• Stated goal: Filter the listing and keep only the lines with the word "that".

-- begin --

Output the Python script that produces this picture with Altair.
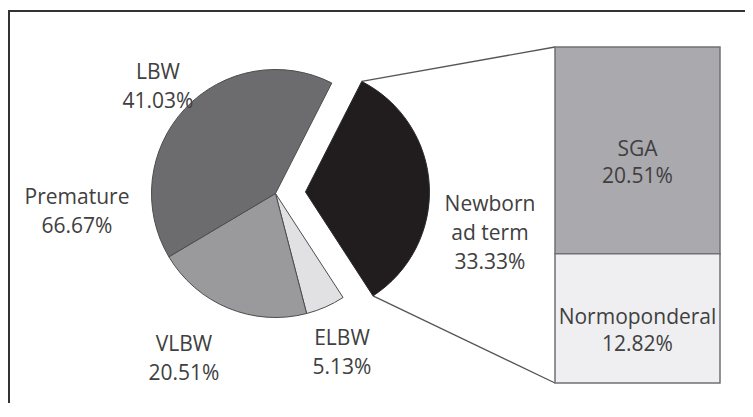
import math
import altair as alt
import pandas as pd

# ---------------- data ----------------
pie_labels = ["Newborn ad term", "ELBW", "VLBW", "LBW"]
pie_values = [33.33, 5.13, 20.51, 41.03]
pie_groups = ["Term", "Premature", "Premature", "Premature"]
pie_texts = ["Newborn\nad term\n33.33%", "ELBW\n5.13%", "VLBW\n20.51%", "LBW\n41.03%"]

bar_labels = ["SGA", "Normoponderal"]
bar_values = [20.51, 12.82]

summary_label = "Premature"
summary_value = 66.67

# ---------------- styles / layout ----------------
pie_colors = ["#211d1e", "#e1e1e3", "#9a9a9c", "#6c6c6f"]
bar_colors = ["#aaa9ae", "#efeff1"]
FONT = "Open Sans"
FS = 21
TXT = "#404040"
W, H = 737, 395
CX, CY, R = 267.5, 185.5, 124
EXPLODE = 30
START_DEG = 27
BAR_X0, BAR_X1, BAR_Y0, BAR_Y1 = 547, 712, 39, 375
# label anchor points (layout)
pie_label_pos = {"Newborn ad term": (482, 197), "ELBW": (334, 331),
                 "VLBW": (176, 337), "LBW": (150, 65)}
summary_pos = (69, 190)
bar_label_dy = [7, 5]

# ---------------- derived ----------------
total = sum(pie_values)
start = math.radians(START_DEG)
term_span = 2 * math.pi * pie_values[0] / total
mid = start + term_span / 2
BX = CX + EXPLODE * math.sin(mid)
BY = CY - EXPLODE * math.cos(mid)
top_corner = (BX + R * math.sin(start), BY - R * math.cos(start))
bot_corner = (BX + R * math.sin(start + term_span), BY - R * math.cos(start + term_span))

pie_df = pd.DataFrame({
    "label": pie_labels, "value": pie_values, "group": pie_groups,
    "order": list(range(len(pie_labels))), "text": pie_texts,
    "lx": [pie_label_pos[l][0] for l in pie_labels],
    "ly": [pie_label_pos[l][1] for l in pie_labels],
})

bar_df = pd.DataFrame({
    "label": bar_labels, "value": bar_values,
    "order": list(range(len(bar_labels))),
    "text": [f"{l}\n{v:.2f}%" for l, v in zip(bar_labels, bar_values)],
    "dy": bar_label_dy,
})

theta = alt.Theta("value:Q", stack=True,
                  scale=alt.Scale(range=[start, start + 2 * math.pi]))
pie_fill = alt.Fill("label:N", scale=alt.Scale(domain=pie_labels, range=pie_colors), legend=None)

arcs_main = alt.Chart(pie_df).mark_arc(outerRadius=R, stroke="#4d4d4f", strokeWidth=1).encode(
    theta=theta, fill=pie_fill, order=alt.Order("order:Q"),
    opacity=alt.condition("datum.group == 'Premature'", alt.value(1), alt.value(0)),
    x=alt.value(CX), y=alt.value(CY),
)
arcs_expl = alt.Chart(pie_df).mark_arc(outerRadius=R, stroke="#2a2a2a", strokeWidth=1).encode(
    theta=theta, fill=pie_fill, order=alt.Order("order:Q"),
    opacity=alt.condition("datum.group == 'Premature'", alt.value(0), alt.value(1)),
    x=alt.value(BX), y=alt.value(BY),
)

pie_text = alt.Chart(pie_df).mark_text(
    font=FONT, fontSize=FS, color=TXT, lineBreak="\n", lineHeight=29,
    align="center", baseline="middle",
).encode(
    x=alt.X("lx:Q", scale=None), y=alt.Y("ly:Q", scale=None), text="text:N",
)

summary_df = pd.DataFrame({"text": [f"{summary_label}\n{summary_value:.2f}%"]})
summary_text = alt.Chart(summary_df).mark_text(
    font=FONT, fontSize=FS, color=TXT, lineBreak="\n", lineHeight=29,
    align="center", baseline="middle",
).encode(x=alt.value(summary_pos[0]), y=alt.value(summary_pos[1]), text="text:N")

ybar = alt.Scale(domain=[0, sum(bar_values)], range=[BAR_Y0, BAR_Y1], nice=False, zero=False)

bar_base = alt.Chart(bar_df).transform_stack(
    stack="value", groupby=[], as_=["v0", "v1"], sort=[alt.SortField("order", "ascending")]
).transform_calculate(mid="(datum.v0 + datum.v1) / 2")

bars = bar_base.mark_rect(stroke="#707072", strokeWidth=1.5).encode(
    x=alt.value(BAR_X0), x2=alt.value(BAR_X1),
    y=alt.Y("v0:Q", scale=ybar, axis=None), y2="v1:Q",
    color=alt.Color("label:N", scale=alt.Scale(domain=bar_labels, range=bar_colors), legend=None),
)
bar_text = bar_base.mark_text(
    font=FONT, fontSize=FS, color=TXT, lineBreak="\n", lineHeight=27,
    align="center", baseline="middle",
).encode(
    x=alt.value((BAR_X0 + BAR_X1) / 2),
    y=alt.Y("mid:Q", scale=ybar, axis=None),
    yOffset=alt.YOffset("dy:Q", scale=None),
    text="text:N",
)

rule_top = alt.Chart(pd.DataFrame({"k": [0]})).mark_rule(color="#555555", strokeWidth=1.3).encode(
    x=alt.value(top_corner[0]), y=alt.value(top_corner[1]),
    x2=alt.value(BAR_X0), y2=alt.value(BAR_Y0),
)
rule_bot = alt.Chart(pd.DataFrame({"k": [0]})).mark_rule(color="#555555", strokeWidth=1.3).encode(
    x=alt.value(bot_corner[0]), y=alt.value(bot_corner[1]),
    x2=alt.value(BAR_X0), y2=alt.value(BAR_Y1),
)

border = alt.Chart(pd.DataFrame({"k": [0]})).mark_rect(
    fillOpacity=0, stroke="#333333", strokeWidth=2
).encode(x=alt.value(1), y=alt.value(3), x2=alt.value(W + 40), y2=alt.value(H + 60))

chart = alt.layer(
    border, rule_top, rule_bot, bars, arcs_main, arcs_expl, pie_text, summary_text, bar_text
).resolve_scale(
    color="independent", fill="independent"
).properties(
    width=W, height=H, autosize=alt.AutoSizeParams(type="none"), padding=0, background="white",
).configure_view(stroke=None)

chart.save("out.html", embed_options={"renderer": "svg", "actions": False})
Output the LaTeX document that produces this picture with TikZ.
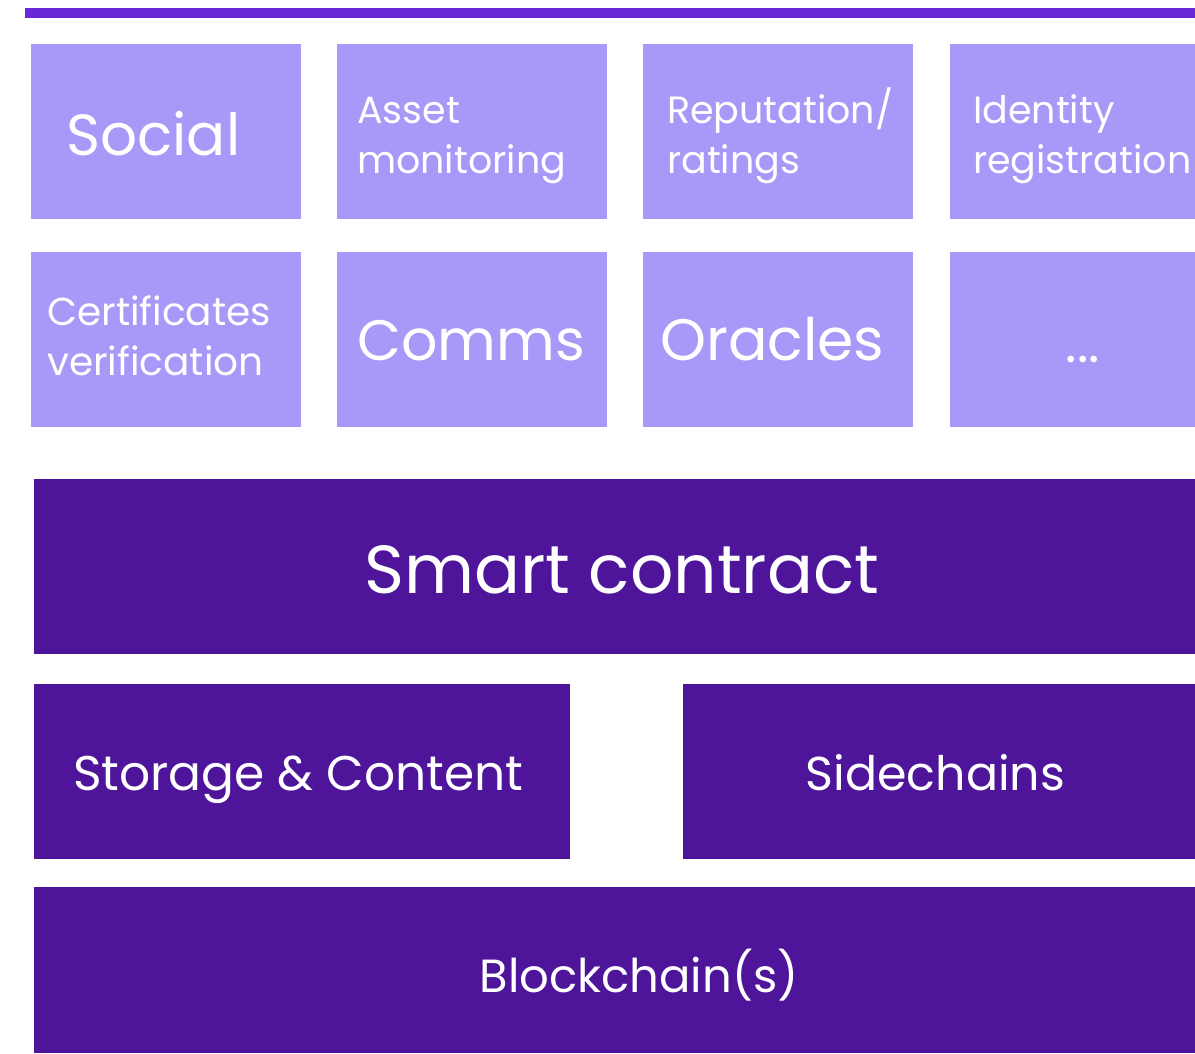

-- end --

• Answer for the task:
Output the Python script that produces this picture with Altair.
Output the LaTeX document that produces this picture with TikZ.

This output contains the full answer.